Edward Pelling (baptised 1640 – died 1718) was an English cleric and academic, a significant author in the first generation of High churchmen.

==Life==
Pelling was born in Wiltshire, was educated at Westminster School, and was admitted on 3 July 1658 to Trinity College, Cambridge, becoming a scholar on 14 April 1659. He was elected minor fellow 1664, and major fellow in the following year. He graduated B.A. 1661–2, M.A. 1665, and D.D. on the occasion of William III's visit to Cambridge in October 1689.

From 11 May 1674 to the autumn of 1678 Pelling was vicar of St Helen's Bishopsgate, in London; from 1 October 1678 till the close of 1691 vicar of St Martin, Ludgate; from 3 May 1683 till his resignation on 4 July 1691 a prebendary of Westminster Abbey; and from 1691 rector of Petworth in Sussex. Before October 1679 he was chaplain to Charles Seymour, 6th Duke of Somerset.
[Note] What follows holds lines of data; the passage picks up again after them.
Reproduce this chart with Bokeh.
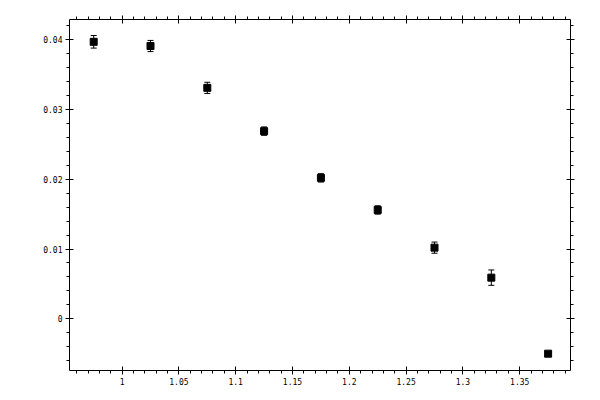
import numpy as np
from bokeh.plotting import figure
from bokeh.models import (ColumnDataSource, Whisker, TeeHead, Range1d, LinearAxis,
                          FixedTicker, CustomJSTickFormatter)
from bokeh.embed import file_html
from bokeh.resources import INLINE

# data
x_vals = [0.975, 1.025, 1.075, 1.125, 1.175, 1.225, 1.275, 1.325, 1.375]
y_vals = [0.0397, 0.0391, 0.0331, 0.0269, 0.0202, 0.0156, 0.0102, 0.0059, -0.0050]
y_errs = [0.0009, 0.0008, 0.0008, 0.0006, 0.0006, 0.0006, 0.0008, 0.0011, 0.0003]

x_ticks = [1.0, 1.05, 1.1, 1.15, 1.2, 1.25, 1.3, 1.35]
y_ticks = [0.0, 0.01, 0.02, 0.03, 0.04]
x_minor = [round(v, 3) for v in np.arange(0.96, 1.395, 0.01)]
y_minor = [round(v, 4) for v in np.arange(-0.006, 0.0425, 0.002)]

src = ColumnDataSource(dict(
    x=x_vals, y=y_vals,
    lo=[y - e for y, e in zip(y_vals, y_errs)],
    hi=[y + e for y, e in zip(y_vals, y_errs)],
))

p = figure(width=592, height=392, output_backend="svg", toolbar_location=None,
           x_range=Range1d(0.9537, 1.3947), y_range=Range1d(-0.00741, 0.0429),
           min_border_left=69, min_border_right=22, min_border_top=19, min_border_bottom=22,
           x_axis_type=None, y_axis_type=None)
p.xgrid.visible = False
p.ygrid.visible = False
p.outline_line_color = None
p.background_fill_color = "white"
p.border_fill_color = "white"

fmt_code = "const v = parseFloat(tick.toFixed(4)); return v.toString();"
empty_code = "return '';"

def style(ax, labels=True):
    ax.axis_line_color = "black"
    ax.axis_line_width = 1
    ax.major_tick_line_color = "black"
    ax.minor_tick_line_color = "black"
    ax.major_tick_in = 4
    ax.major_tick_out = 4
    ax.minor_tick_in = 0
    ax.minor_tick_out = 3
    ax.major_label_text_font = "DejaVu Sans Mono"
    ax.major_label_text_font_size = "8px"
    ax.major_label_text_color = "black"
    ax.major_label_standoff = 3
    ax.formatter = CustomJSTickFormatter(code=fmt_code if labels else empty_code)

xt = FixedTicker(ticks=x_ticks, minor_ticks=x_minor)
yt = FixedTicker(ticks=y_ticks, minor_ticks=y_minor)

bx = LinearAxis(ticker=xt); style(bx); p.add_layout(bx, "below")
tx = LinearAxis(ticker=FixedTicker(ticks=x_ticks, minor_ticks=x_minor)); style(tx, False); p.add_layout(tx, "above")
ly = LinearAxis(ticker=yt); style(ly); p.add_layout(ly, "left")
ry = LinearAxis(ticker=FixedTicker(ticks=y_ticks, minor_ticks=y_minor)); style(ry, False); p.add_layout(ry, "right")

w = Whisker(source=src, base="x", lower="lo", upper="hi", line_color="black", line_width=1,
            upper_head=TeeHead(size=6, line_color="black", line_width=1),
            lower_head=TeeHead(size=6, line_color="black", line_width=1))
p.add_layout(w)
p.scatter("x", "y", source=src, marker="square", size=7, color="black")

open("out.html", "w").write(file_html(p, INLINE))
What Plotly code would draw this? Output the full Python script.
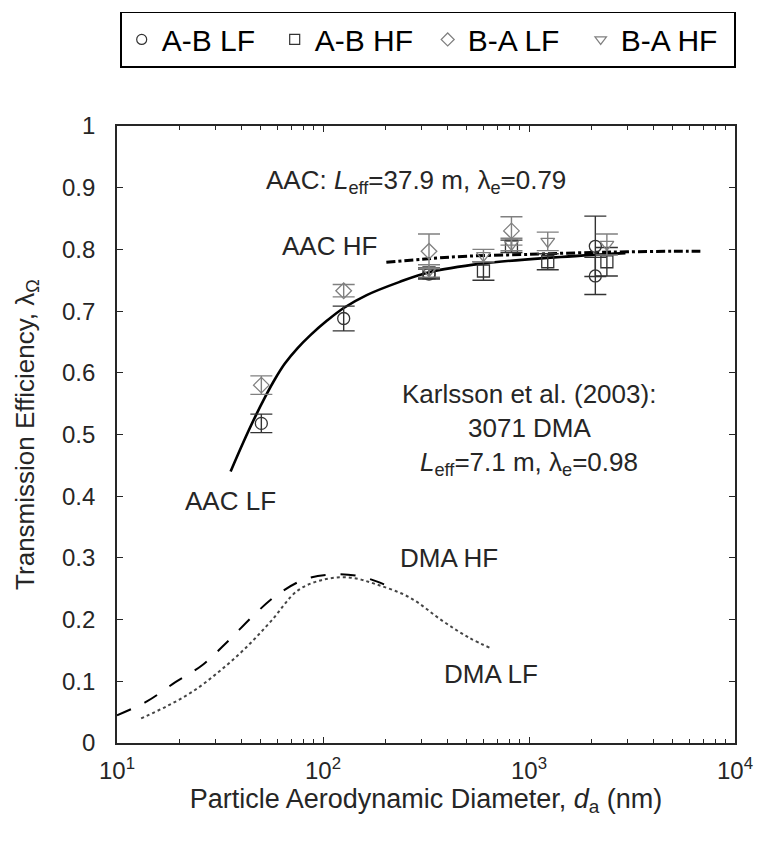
import math
import plotly.graph_objects as go

# ---------------- data ----------------
# AAC fitted curve (solid, LF)
aac_lf_d = [35.6, 41.0, 46.9, 52.4, 58.5, 65.3, 75.3, 86.9, 105, 126, 163, 234, 327, 593, 1327, 2938]
aac_lf_v = [0.440, 0.487, 0.529, 0.561, 0.590, 0.615, 0.640, 0.661, 0.685, 0.705, 0.726, 0.747, 0.763, 0.777, 0.787, 0.794]
# AAC HF (dash-dot)
aac_hf_d = [203, 300, 500, 1000, 2000, 3000, 5000, 6790]
aac_hf_v = [0.779, 0.784, 0.789, 0.792, 0.795, 0.796, 0.797, 0.797]
# DMA HF (dashed)
dma_hf_d = [10.0, 13.9, 19.3, 25.9, 34.8, 46.7, 60.4, 81.1, 109, 146, 182, 220]
dma_hf_v = [0.045, 0.067, 0.099, 0.126, 0.166, 0.209, 0.241, 0.265, 0.273, 0.271, 0.262, 0.250]
# DMA LF (dotted)
dma_lf_d = [13.1, 17.3, 23.2, 31.1, 41.8, 56.1, 75.3, 101, 136, 182, 263, 380, 509, 659]
dma_lf_v = [0.040, 0.059, 0.083, 0.115, 0.153, 0.198, 0.247, 0.265, 0.268, 0.257, 0.236, 0.198, 0.171, 0.153]

# measured points with error bars
ab_lf_d = [50.2, 126, 327, 2099, 2099]
ab_lf_v = [0.518, 0.688, 0.760, 0.757, 0.805]
ab_lf_e = [0.015, 0.020, 0.008, 0.030, 0.049]

ab_hf_d = [327, 601, 822, 1233, 2388]
ab_hf_v = [0.762, 0.765, 0.805, 0.780, 0.780]
ab_hf_e = [0.008, 0.015, 0.010, 0.013, 0.023]

ba_lf_d = [50.2, 126, 327, 822]
ba_lf_v = [0.580, 0.733, 0.797, 0.830]
ba_lf_e = [0.015, 0.010, 0.028, 0.023]

ba_hf_d = [327, 601, 822, 1233, 2388]
ba_hf_v = [0.765, 0.790, 0.808, 0.813, 0.808]
ba_hf_e = [0.010, 0.010, 0.010, 0.015, 0.017]

legend_names = ["A-B LF", "A-B HF", "B-A LF", "B-A HF"]
x_tickvals = [10, 100, 1000, 10000]
x_ticktext = ["10<sup>1</sup>", "10<sup>2</sup>", "10<sup>3</sup>", "10<sup>4</sup>"]
x_minor = [20, 30, 40, 50, 60, 70, 80, 90, 200, 300, 400, 500, 600, 700, 800, 900,
           2000, 3000, 4000, 5000, 6000, 7000, 8000, 9000]

# ---------------- figure ----------------
FONT = "Liberation Sans, Arial, sans-serif"
TXT = "#262626"
DARK = "#333333"
GREY = "#808080"

fig = go.Figure()

fig.add_trace(go.Scatter(x=dma_hf_d, y=dma_hf_v, mode="lines", line_shape="spline",
                         line=dict(color="black", width=2, dash="longdash"), showlegend=False))
fig.add_trace(go.Scatter(x=dma_lf_d, y=dma_lf_v, mode="lines", line_shape="spline",
                         line=dict(color="#444444", width=2, dash="dot"), showlegend=False))
fig.add_trace(go.Scatter(x=aac_hf_d, y=aac_hf_v, mode="lines", line_shape="spline",
                         line=dict(color="black", width=3, dash="dashdot"), showlegend=False))
fig.add_trace(go.Scatter(x=aac_lf_d, y=aac_lf_v, mode="lines", line_shape="spline",
                         line=dict(color="black", width=2.6), showlegend=False))

def pts(d, v, e, sym, col):
    fig.add_trace(go.Scatter(
        x=d, y=v, mode="markers",
        marker=dict(symbol=sym, size=12, color=col, line=dict(color=col, width=1.3)),
        error_y=dict(type="data", array=e, visible=True, color=col,
                     thickness=1.4, width=11),
        showlegend=False))

pts(ab_lf_d, ab_lf_v, ab_lf_e, "circle-open", DARK)
pts(ab_hf_d, ab_hf_v, ab_hf_e, "square-open", DARK)
pts(ba_lf_d, ba_lf_v, ba_lf_e, "diamond-open", GREY)
pts(ba_hf_d, ba_hf_v, ba_hf_e, "triangle-down-open", GREY)

# legend entries
for name, sym, col in zip(legend_names,
                          ["circle-open", "square-open", "diamond-open", "triangle-down-open"],
                          [DARK, DARK, GREY, GREY]):
    fig.add_trace(go.Scatter(x=[None], y=[None], mode="markers", name=name,
                             marker=dict(symbol=sym, size=10, color=col,
                                         line=dict(color=col, width=1.2))))

ann_font = dict(family=FONT, size=26, color=TXT)
def ann(x, y, text, xanchor="center"):
    fig.add_annotation(x=x, y=y, xref="x", yref="y", text=text, showarrow=False,
                       xanchor=xanchor, yanchor="middle", font=ann_font)

ann(math.log10(283), 0.910, "AAC: <i>L</i><sub>eff</sub>=37.9 m, λ<sub>e</sub>=0.79")
ann(math.log10(186), 0.805, "AAC HF", xanchor="right")
ann(math.log10(60.4), 0.392, "AAC LF", xanchor="right")
ann(math.log10(1000), 0.566, "Karlsson et al. (2003):")
ann(math.log10(1000), 0.510, "3071 DMA")
ann(math.log10(1000), 0.453, "<i>L</i><sub>eff</sub>=7.1 m, λ<sub>e</sub>=0.98")
ann(math.log10(408), 0.300, "DMA HF")
ann(math.log10(655), 0.112, "DMA LF")

axis_common = dict(showline=True, linecolor=TXT, linewidth=1.6, mirror="ticks",
                   ticks="inside", tickcolor=TXT, tickwidth=1.3, ticklen=6,
                   showgrid=False, zeroline=False,
                   tickfont=dict(family=FONT, size=24, color=TXT))

fig.update_xaxes(type="log", range=[1, 4], tickvals=x_tickvals, ticktext=x_ticktext,
                 minor=dict(tickvals=x_minor, ticks="inside", ticklen=4, tickcolor=TXT, tickwidth=1.2),
                 title=dict(text="Particle Aerodynamic Diameter, <i>d</i><sub>a</sub> (nm)",
                            font=dict(family=FONT, size=27, color=TXT), standoff=6),
                 ticklabelstandoff=5,
                 **axis_common)
fig.update_yaxes(range=[0, 1], dtick=0.1,
                 title=dict(text="Transmission Efficiency, λ<sub>Ω</sub>",
                            font=dict(family=FONT, size=26, color=TXT), standoff=20),
                 ticklabelstandoff=15,
                 **axis_common)

fig.update_layout(
    width=765, height=842,
    margin=dict(l=117, r=22, t=123, b=99),
    plot_bgcolor="white", paper_bgcolor="white",
    font=dict(family=FONT, color=TXT),
    legend=dict(orientation="h", x=0.005, y=1.185, xanchor="left", yanchor="top",
                bordercolor="black", borderwidth=1.6,
                font=dict(family=FONT, size=30, color="black"),
                entrywidth=108, entrywidthmode="pixels", itemwidth=30,
                bgcolor="white"),
)

fig.write_html("out.html")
He was also chaplain in ordinary to William III and Mary II, and to Queen Anne. Pelling died on 19 March 1718. His son Thomas was elected from Westminster School to Christ Church, Oxford in 1689.

==Works==
Pelling was a defender of the Church of England against both Roman Catholics and dissenters. He printed numerous sermons which he preached on public occasions, many before the king or the House of Lords at Westminster Abbey. Besides sermons, and a series of "practical discourses", he also published:

- Ancient and Modern Delusions discoursed of in Three Sermons upon 2 Thess. ii. 11, concerning some Errors now prevailing in the Church of Rome, London, 1679.
- The Good Old Way … London, 1680; a treatise aimed against concessions to dissenters for the sake of unity. This work became a High Church classic.
- The Apostate Protestant. A Letter to a Friend occasioned by the late reprinting of a Jesuit's Book about Succession to the Crown of England, pretended to have been written by R. Doleman, London, 1682; 2nd edition, 1685. An attack on the Exclusion Bill; R. Doleman is generally taken to be Robert Persons.
- The Antiquity of the Protestant Religion. … In a Letter to a Person of Quality’ London, 1687, 2 parts. In the British Library copy there follows a manuscript tract attacking Pelling's arguments concerning the "use of images", with Third and Fourth Letters to a Person of Quality vindicating them.
- A Discourse concerning the Existence of God, London, 1696; reissued in 1704, when the title-page describes it as an exposition of the principles of the Epicureans and Hobbists of our age". It is dedicated to Queen Anne. Part ii., issued separately, with same title-page, London, 1755.

Pelling edited in 1688 the Dialecticon of John Poynet.